**Aim:** Leave out the pictures and repeat the data exactly.

**Supplied data:**
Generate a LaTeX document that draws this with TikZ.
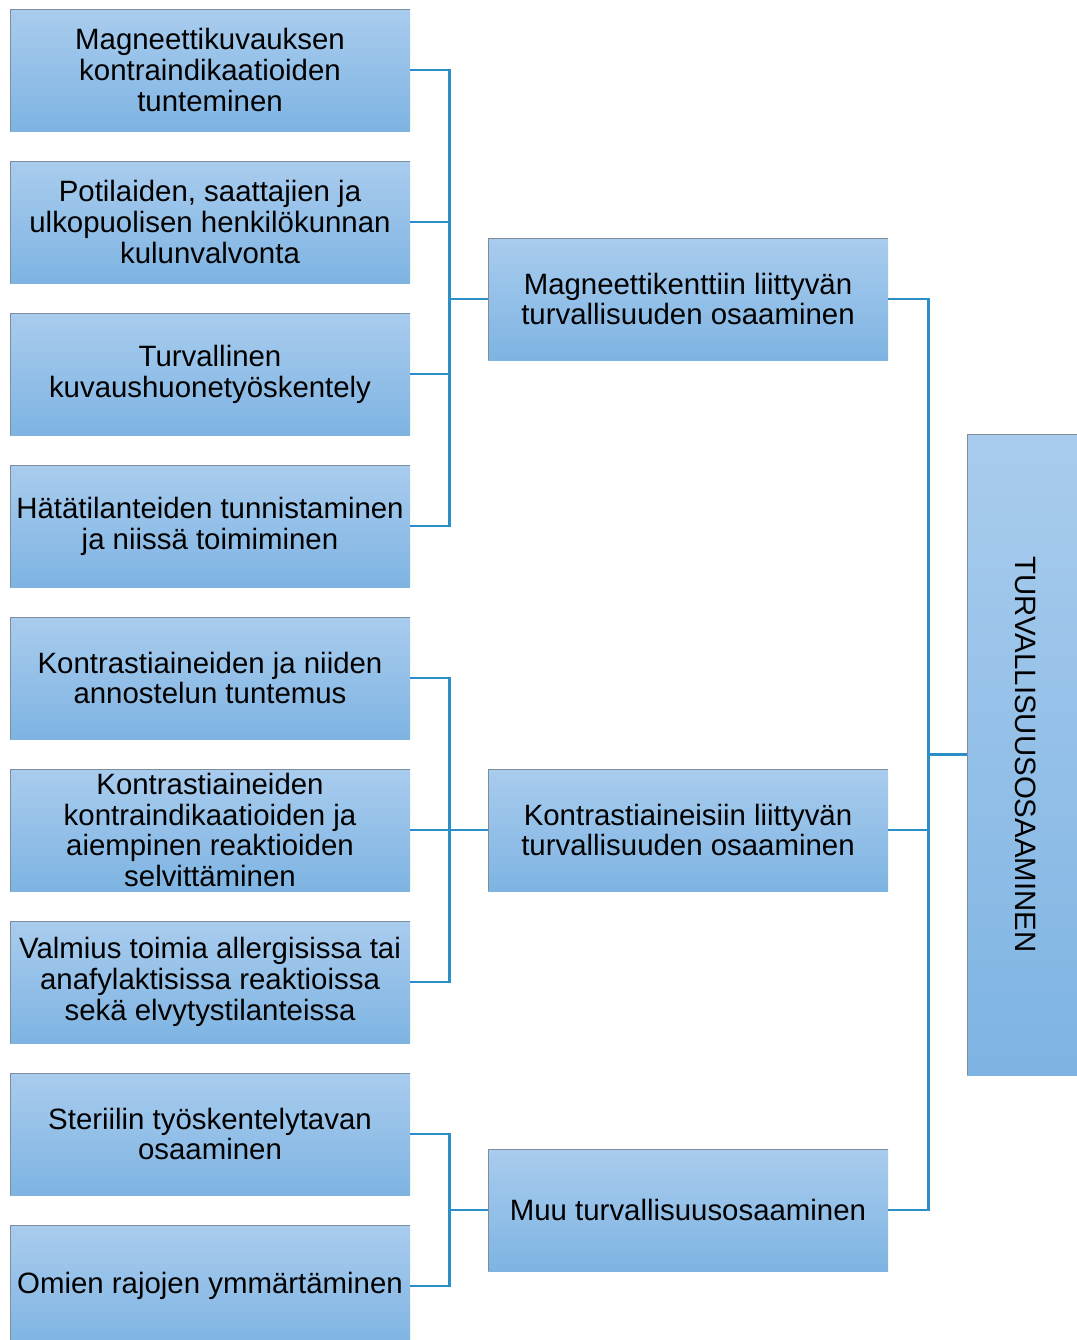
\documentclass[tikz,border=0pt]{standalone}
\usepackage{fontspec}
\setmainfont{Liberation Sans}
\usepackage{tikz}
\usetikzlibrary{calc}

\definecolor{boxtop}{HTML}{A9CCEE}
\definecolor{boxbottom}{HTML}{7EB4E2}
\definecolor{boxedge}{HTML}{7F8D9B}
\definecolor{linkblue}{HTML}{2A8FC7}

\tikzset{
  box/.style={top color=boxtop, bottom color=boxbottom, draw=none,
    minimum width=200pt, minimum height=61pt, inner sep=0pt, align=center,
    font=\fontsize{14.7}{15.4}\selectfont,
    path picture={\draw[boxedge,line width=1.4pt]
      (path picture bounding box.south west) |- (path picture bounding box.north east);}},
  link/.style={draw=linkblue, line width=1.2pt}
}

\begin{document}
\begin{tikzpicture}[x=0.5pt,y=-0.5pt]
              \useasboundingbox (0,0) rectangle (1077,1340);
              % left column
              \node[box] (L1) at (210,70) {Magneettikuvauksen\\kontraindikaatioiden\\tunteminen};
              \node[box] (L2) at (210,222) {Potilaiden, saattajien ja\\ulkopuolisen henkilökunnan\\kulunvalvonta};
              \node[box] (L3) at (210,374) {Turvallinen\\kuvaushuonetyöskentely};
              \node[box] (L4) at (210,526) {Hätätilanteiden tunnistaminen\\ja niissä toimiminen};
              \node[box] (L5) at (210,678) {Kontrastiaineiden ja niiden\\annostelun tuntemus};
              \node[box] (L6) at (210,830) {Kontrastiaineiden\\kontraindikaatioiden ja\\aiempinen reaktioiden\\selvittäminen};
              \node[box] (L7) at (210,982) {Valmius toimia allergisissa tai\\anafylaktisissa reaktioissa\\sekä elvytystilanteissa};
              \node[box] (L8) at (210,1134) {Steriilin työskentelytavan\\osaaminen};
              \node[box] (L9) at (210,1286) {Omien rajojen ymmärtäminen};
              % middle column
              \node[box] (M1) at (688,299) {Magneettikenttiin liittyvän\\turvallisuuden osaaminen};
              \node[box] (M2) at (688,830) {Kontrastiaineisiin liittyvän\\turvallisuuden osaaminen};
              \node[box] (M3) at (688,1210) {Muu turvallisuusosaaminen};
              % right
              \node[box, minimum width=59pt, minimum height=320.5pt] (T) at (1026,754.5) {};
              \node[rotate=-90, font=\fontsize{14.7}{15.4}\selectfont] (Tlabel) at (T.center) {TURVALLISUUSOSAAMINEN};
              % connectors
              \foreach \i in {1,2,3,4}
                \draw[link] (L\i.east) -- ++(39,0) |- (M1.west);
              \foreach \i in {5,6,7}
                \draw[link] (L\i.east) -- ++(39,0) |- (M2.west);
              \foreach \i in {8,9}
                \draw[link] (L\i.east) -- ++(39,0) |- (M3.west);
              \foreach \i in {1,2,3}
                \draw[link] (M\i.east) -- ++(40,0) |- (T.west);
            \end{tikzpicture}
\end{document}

**The result:**
Generate a LaTeX document that draws this with TikZ.
\documentclass[tikz,border=0pt]{standalone}
\usepackage{fontspec}
\setmainfont{Liberation Sans}
\usepackage{tikz}
\usetikzlibrary{calc}

\definecolor{boxtop}{HTML}{A9CCEE}
\definecolor{boxbottom}{HTML}{7EB4E2}
\definecolor{boxedge}{HTML}{7F8D9B}
\definecolor{linkblue}{HTML}{2A8FC7}

\tikzset{
  box/.style={top color=boxtop, bottom color=boxbottom, draw=none,
    minimum width=200pt, minimum height=61pt, inner sep=0pt, align=center,
    font=\fontsize{14.7}{15.4}\selectfont,
    path picture={\draw[boxedge,line width=1.4pt]
      (path picture bounding box.south west) |- (path picture bounding box.north east);}},
  link/.style={draw=linkblue, line width=1.2pt}
}

\begin{document}
\begin{tikzpicture}[x=0.5pt,y=-0.5pt]
              \useasboundingbox (0,0) rectangle (1077,1340);
              % left column
              \node[box] (L1) at (210,70) {Magneettikuvauksen\\kontraindikaatioiden\\tunteminen};
              \node[box] (L2) at (210,222) {Potilaiden, saattajien ja\\ulkopuolisen henkilökunnan\\kulunvalvonta};
              \node[box] (L3) at (210,374) {Turvallinen\\kuvaushuonetyöskentely};
              \node[box] (L4) at (210,526) {Hätätilanteiden tunnistaminen\\ja niissä toimiminen};
              \node[box] (L5) at (210,678) {Kontrastiaineiden ja niiden\\annostelun tuntemus};
              \node[box] (L6) at (210,830) {Kontrastiaineiden\\kontraindikaatioiden ja\\aiempinen reaktioiden\\selvittäminen};
              \node[box] (L7) at (210,982) {Valmius toimia allergisissa tai\\anafylaktisissa reaktioissa\\sekä elvytystilanteissa};
              \node[box] (L8) at (210,1134) {Steriilin työskentelytavan\\osaaminen};
              \node[box] (L9) at (210,1286) {Omien rajojen ymmärtäminen};
              % middle column
              \node[box] (M1) at (688,299) {Magneettikenttiin liittyvän\\turvallisuuden osaaminen};
              \node[box] (M2) at (688,830) {Kontrastiaineisiin liittyvän\\turvallisuuden osaaminen};
              \node[box] (M3) at (688,1210) {Muu turvallisuusosaaminen};
              % right
              \node[box, minimum width=59pt, minimum height=320.5pt] (T) at (1026,754.5) {};
              \node[rotate=-90, font=\fontsize{14.7}{15.4}\selectfont] (Tlabel) at (T.center) {TURVALLISUUSOSAAMINEN};
              % connectors
              \foreach \i in {1,2,3,4}
                \draw[link] (L\i.east) -- ++(39,0) |- (M1.west);
              \foreach \i in {5,6,7}
                \draw[link] (L\i.east) -- ++(39,0) |- (M2.west);
              \foreach \i in {8,9}
                \draw[link] (L\i.east) -- ++(39,0) |- (M3.west);
              \foreach \i in {1,2,3}
                \draw[link] (M\i.east) -- ++(40,0) |- (T.west);
            \end{tikzpicture}
\end{document}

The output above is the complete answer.